Task requirements = Go from the first line to the line with "0.11e9, 1.08e9, 5.87e9];" and return those lines verbatim, ends included.

Data section =
* * *
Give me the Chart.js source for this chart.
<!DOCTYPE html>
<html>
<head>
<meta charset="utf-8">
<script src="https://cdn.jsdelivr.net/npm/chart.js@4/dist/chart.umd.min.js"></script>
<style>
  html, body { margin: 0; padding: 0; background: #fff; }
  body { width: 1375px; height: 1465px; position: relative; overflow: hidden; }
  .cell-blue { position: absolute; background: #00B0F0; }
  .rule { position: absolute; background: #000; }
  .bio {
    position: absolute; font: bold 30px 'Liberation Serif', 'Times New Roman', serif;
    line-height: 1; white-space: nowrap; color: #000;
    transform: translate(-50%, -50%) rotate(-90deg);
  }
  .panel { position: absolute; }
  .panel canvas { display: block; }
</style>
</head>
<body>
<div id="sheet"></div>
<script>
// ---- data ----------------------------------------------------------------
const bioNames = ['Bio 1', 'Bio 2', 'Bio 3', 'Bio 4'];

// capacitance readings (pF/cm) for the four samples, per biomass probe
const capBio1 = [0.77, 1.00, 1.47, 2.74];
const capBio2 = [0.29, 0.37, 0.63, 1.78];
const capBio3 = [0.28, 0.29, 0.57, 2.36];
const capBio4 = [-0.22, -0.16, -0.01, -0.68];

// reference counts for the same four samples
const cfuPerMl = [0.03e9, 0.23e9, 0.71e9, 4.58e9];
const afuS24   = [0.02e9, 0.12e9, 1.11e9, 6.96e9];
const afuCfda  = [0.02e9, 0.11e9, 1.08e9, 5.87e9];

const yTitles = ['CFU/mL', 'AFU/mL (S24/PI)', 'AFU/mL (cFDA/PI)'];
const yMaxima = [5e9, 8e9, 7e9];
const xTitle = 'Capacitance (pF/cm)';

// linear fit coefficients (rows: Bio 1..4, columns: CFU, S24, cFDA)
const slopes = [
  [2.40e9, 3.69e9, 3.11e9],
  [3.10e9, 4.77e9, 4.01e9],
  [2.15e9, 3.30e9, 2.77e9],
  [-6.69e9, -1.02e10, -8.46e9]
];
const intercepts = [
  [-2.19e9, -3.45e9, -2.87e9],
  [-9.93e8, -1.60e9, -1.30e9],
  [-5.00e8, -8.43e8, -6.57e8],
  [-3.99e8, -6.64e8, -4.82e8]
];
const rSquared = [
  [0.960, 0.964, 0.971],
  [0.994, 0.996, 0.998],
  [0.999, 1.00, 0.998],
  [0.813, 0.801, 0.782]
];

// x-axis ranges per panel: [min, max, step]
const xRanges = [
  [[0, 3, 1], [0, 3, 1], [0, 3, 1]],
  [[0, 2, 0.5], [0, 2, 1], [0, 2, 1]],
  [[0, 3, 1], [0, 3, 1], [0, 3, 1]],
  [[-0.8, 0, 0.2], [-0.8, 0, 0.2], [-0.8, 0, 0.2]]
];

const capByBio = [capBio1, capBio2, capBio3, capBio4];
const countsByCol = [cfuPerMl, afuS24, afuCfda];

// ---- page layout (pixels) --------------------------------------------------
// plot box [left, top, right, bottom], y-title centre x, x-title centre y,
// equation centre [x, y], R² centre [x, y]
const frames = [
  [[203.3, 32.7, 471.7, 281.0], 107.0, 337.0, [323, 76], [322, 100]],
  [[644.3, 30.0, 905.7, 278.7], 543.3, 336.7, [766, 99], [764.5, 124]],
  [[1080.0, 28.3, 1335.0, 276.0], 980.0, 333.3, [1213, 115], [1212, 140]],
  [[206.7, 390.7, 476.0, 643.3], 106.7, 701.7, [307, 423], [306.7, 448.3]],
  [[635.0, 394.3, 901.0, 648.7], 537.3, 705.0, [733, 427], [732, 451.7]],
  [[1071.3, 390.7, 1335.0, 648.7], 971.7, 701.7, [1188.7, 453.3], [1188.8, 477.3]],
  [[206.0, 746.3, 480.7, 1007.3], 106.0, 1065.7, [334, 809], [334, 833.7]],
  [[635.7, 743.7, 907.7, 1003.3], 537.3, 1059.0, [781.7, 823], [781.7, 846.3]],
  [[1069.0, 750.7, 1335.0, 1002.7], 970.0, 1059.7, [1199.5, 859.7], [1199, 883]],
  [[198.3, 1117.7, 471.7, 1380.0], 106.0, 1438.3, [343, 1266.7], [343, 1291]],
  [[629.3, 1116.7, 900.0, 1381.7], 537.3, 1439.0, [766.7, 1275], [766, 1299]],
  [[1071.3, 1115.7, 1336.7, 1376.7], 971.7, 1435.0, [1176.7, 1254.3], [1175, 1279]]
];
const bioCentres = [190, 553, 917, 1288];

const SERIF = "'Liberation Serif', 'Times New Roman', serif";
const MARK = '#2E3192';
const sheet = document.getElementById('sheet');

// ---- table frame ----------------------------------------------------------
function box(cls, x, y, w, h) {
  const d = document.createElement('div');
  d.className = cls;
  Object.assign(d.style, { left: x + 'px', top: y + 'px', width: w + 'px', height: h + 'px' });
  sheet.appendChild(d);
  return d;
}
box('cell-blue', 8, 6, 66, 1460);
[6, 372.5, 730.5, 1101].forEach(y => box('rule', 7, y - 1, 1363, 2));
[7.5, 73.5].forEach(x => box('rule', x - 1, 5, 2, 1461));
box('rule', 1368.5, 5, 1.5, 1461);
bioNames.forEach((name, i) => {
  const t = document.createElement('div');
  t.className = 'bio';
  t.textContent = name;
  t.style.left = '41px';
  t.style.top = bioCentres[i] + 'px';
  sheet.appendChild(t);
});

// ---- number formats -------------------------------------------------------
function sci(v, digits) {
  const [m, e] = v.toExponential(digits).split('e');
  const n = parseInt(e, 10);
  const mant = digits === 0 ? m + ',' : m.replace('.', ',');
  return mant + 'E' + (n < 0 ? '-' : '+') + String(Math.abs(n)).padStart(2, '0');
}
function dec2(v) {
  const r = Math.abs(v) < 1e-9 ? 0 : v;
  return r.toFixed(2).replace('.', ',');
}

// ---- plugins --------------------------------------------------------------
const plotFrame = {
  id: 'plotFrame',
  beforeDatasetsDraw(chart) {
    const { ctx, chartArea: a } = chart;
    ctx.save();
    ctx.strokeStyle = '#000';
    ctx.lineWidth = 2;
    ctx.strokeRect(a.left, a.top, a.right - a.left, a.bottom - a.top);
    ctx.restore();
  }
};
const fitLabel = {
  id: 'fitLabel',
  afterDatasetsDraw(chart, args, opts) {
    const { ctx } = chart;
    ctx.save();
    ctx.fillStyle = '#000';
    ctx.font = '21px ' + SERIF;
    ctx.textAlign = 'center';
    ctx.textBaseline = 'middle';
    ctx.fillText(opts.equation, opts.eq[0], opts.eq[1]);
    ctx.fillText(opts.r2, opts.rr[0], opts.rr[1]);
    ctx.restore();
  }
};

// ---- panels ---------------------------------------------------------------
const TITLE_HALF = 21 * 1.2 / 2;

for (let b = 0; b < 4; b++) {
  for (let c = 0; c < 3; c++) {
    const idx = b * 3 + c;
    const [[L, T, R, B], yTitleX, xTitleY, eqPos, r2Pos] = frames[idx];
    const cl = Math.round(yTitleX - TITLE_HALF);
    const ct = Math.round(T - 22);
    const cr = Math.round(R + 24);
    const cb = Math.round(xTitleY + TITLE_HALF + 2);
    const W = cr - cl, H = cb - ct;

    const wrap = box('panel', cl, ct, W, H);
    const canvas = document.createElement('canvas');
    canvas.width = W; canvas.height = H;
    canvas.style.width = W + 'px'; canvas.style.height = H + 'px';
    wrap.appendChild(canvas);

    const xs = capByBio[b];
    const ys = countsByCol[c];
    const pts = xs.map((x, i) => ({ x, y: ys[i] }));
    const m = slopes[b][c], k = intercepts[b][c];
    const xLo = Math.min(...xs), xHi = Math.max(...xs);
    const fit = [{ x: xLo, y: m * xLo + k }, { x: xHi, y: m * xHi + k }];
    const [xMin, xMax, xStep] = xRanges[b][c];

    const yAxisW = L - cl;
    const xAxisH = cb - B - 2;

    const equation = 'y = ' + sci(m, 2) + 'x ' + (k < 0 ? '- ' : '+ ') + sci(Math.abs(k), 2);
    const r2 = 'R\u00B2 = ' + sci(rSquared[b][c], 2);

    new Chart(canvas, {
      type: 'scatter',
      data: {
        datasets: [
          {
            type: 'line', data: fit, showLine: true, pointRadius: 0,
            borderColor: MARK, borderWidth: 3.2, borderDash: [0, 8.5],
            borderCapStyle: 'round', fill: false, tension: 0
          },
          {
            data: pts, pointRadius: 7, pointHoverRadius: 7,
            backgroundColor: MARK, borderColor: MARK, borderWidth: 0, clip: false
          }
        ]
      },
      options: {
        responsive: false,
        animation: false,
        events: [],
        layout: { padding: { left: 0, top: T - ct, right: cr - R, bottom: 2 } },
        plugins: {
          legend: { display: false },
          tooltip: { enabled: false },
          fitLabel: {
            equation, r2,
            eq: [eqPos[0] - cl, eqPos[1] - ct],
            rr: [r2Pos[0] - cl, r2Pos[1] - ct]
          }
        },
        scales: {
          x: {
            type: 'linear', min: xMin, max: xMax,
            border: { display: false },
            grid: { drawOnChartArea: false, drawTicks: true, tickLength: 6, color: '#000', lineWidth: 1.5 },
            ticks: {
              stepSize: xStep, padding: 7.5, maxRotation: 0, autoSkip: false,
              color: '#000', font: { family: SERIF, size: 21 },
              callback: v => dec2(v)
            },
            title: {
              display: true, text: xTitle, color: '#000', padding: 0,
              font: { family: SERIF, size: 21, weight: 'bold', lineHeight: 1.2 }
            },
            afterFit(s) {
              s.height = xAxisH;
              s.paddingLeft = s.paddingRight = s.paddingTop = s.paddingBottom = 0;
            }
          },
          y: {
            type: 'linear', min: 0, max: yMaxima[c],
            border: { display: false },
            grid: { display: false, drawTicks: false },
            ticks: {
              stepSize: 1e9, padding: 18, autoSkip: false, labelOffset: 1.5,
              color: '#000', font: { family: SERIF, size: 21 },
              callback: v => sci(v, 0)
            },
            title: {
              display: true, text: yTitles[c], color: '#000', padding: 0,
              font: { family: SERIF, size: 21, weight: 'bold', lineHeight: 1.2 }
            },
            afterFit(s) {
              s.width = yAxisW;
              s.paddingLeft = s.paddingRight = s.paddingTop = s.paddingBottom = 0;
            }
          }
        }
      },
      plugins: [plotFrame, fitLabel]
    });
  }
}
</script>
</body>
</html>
* * *
Correct result =
Give me the Chart.js source for this chart.
<!DOCTYPE html>
<html>
<head>
<meta charset="utf-8">
<script src="https://cdn.jsdelivr.net/npm/chart.js@4/dist/chart.umd.min.js"></script>
<style>
  html, body { margin: 0; padding: 0; background: #fff; }
  body { width: 1375px; height: 1465px; position: relative; overflow: hidden; }
  .cell-blue { position: absolute; background: #00B0F0; }
  .rule { position: absolute; background: #000; }
  .bio {
    position: absolute; font: bold 30px 'Liberation Serif', 'Times New Roman', serif;
    line-height: 1; white-space: nowrap; color: #000;
    transform: translate(-50%, -50%) rotate(-90deg);
  }
  .panel { position: absolute; }
  .panel canvas { display: block; }
</style>
</head>
<body>
<div id="sheet"></div>
<script>
// ---- data ----------------------------------------------------------------
const bioNames = ['Bio 1', 'Bio 2', 'Bio 3', 'Bio 4'];

// capacitance readings (pF/cm) for the four samples, per biomass probe
const capBio1 = [0.77, 1.00, 1.47, 2.74];
const capBio2 = [0.29, 0.37, 0.63, 1.78];
const capBio3 = [0.28, 0.29, 0.57, 2.36];
const capBio4 = [-0.22, -0.16, -0.01, -0.68];

// reference counts for the same four samples
const cfuPerMl = [0.03e9, 0.23e9, 0.71e9, 4.58e9];
const afuS24   = [0.02e9, 0.12e9, 1.11e9, 6.96e9];
const afuCfda  = [0.02e9, 0.11e9, 1.08e9, 5.87e9];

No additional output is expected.